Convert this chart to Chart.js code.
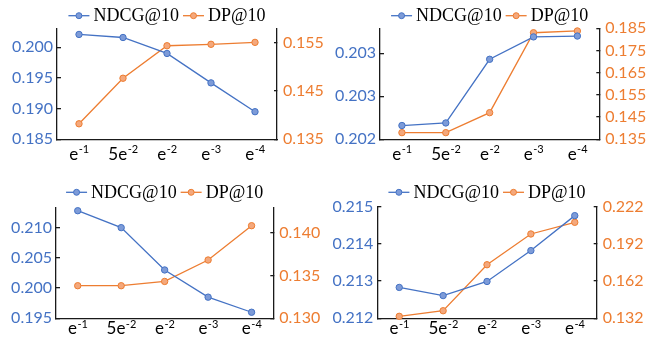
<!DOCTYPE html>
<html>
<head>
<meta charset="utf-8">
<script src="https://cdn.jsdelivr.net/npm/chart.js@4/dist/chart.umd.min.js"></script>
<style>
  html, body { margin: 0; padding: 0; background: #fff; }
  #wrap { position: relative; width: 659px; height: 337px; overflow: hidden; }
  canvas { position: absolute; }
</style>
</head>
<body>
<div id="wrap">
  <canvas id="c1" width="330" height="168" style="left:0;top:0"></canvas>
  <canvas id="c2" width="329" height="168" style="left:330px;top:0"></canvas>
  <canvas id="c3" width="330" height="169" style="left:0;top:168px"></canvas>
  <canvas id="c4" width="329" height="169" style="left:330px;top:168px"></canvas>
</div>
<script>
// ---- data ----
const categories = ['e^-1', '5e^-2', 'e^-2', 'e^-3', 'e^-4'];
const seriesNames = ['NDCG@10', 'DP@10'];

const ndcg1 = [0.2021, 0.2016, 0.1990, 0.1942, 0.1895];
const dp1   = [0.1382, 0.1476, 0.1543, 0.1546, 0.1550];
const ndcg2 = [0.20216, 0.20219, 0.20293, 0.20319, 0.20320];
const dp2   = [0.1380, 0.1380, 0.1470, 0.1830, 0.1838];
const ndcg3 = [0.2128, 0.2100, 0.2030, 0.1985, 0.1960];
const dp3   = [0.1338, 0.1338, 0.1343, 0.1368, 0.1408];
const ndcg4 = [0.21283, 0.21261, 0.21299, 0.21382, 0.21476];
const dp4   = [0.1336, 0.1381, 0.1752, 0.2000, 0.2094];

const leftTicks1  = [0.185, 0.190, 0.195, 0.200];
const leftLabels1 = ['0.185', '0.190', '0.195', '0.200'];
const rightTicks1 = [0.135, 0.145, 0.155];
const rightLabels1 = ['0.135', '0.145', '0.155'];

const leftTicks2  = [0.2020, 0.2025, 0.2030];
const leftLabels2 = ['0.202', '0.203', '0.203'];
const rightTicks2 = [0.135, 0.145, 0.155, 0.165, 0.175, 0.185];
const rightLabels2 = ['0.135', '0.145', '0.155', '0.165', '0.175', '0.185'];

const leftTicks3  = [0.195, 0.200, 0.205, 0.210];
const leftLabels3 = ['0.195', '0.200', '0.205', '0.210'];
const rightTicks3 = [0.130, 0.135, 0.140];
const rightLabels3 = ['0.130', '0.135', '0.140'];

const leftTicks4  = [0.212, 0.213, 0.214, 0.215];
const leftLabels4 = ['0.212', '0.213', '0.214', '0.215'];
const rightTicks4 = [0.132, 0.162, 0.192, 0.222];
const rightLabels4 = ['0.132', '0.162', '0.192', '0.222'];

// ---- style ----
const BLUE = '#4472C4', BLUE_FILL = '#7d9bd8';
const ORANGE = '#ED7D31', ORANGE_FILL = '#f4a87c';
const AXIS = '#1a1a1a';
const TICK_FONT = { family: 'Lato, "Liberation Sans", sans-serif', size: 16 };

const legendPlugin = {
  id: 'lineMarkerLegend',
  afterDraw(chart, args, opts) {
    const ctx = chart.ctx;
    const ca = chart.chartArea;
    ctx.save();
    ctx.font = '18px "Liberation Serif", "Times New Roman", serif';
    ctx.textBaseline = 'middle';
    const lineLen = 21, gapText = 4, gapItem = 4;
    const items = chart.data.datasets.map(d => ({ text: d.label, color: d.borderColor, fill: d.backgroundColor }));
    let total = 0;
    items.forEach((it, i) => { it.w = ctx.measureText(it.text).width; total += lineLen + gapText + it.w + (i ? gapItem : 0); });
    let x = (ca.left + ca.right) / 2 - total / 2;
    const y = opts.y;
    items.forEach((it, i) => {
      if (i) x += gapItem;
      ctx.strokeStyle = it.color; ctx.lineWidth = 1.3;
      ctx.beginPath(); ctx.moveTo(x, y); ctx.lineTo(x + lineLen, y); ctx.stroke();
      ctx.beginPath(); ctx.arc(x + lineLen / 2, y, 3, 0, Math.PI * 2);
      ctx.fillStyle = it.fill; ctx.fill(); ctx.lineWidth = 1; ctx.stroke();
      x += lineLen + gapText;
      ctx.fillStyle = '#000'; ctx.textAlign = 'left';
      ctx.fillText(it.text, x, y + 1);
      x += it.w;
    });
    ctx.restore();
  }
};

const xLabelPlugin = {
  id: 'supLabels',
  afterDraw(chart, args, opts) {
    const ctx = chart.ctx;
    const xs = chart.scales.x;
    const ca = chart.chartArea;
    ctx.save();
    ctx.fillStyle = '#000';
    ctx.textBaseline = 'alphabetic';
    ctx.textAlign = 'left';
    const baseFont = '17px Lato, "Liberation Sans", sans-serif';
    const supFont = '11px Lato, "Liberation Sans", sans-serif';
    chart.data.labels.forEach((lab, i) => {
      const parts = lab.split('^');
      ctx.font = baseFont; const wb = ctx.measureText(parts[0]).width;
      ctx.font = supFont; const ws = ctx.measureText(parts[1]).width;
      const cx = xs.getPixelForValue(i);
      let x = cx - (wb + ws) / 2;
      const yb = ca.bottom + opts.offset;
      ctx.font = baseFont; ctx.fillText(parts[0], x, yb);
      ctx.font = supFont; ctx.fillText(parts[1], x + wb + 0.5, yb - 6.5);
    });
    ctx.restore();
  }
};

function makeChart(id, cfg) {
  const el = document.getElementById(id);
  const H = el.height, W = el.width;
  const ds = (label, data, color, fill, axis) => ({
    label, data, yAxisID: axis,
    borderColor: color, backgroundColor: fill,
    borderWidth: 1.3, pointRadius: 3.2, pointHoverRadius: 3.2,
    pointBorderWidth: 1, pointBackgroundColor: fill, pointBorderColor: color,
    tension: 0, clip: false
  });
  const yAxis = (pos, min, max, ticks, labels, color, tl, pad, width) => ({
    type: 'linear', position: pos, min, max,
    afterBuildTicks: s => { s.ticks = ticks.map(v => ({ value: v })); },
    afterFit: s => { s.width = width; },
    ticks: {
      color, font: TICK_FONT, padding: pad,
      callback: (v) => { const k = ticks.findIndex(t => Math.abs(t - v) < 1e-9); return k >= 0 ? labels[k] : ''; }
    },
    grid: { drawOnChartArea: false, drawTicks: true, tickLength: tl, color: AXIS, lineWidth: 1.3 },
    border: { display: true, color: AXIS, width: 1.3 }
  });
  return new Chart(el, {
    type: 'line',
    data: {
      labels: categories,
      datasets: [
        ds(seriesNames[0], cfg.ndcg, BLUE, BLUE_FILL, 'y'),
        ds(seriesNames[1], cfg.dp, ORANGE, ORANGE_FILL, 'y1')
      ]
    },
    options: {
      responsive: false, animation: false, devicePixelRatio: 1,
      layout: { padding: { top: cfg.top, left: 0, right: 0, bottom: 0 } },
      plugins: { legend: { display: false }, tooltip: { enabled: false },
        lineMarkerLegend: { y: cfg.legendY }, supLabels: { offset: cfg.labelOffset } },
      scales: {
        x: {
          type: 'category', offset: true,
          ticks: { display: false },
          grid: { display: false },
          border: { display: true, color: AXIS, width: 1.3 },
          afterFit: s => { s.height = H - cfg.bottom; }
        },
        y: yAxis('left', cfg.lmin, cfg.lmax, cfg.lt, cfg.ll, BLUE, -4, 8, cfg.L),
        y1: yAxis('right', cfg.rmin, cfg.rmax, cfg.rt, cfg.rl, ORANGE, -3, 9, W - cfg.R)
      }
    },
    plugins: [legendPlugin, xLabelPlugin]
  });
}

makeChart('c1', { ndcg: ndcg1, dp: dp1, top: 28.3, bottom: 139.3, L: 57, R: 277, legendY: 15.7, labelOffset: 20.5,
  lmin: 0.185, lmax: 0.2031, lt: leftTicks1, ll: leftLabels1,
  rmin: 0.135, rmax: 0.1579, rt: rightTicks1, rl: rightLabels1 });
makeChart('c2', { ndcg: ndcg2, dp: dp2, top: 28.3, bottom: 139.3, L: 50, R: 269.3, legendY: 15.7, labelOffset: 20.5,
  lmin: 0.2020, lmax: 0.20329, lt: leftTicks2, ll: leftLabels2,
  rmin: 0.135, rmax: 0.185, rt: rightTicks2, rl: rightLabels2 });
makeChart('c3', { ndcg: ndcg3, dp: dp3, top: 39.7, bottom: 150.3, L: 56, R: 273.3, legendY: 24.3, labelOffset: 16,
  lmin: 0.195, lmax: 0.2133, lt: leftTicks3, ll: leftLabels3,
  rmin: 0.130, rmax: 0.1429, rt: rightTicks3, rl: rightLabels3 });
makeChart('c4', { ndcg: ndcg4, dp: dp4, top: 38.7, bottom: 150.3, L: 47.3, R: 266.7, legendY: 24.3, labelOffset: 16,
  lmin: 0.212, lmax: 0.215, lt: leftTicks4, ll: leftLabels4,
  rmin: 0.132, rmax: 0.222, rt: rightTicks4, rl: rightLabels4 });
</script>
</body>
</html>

____

*Given problem*. Return exactly what appears from the opening line of the material through the line with "0.1752, 0.2000, 0.2094];", apart from the pictures.

*Response to the exercise*.
Convert this chart to Chart.js code.
<!DOCTYPE html>
<html>
<head>
<meta charset="utf-8">
<script src="https://cdn.jsdelivr.net/npm/chart.js@4/dist/chart.umd.min.js"></script>
<style>
  html, body { margin: 0; padding: 0; background: #fff; }
  #wrap { position: relative; width: 659px; height: 337px; overflow: hidden; }
  canvas { position: absolute; }
</style>
</head>
<body>
<div id="wrap">
  <canvas id="c1" width="330" height="168" style="left:0;top:0"></canvas>
  <canvas id="c2" width="329" height="168" style="left:330px;top:0"></canvas>
  <canvas id="c3" width="330" height="169" style="left:0;top:168px"></canvas>
  <canvas id="c4" width="329" height="169" style="left:330px;top:168px"></canvas>
</div>
<script>
// ---- data ----
const categories = ['e^-1', '5e^-2', 'e^-2', 'e^-3', 'e^-4'];
const seriesNames = ['NDCG@10', 'DP@10'];

const ndcg1 = [0.2021, 0.2016, 0.1990, 0.1942, 0.1895];
const dp1   = [0.1382, 0.1476, 0.1543, 0.1546, 0.1550];
const ndcg2 = [0.20216, 0.20219, 0.20293, 0.20319, 0.20320];
const dp2   = [0.1380, 0.1380, 0.1470, 0.1830, 0.1838];
const ndcg3 = [0.2128, 0.2100, 0.2030, 0.1985, 0.1960];
const dp3   = [0.1338, 0.1338, 0.1343, 0.1368, 0.1408];
const ndcg4 = [0.21283, 0.21261, 0.21299, 0.21382, 0.21476];
const dp4   = [0.1336, 0.1381, 0.1752, 0.2000, 0.2094];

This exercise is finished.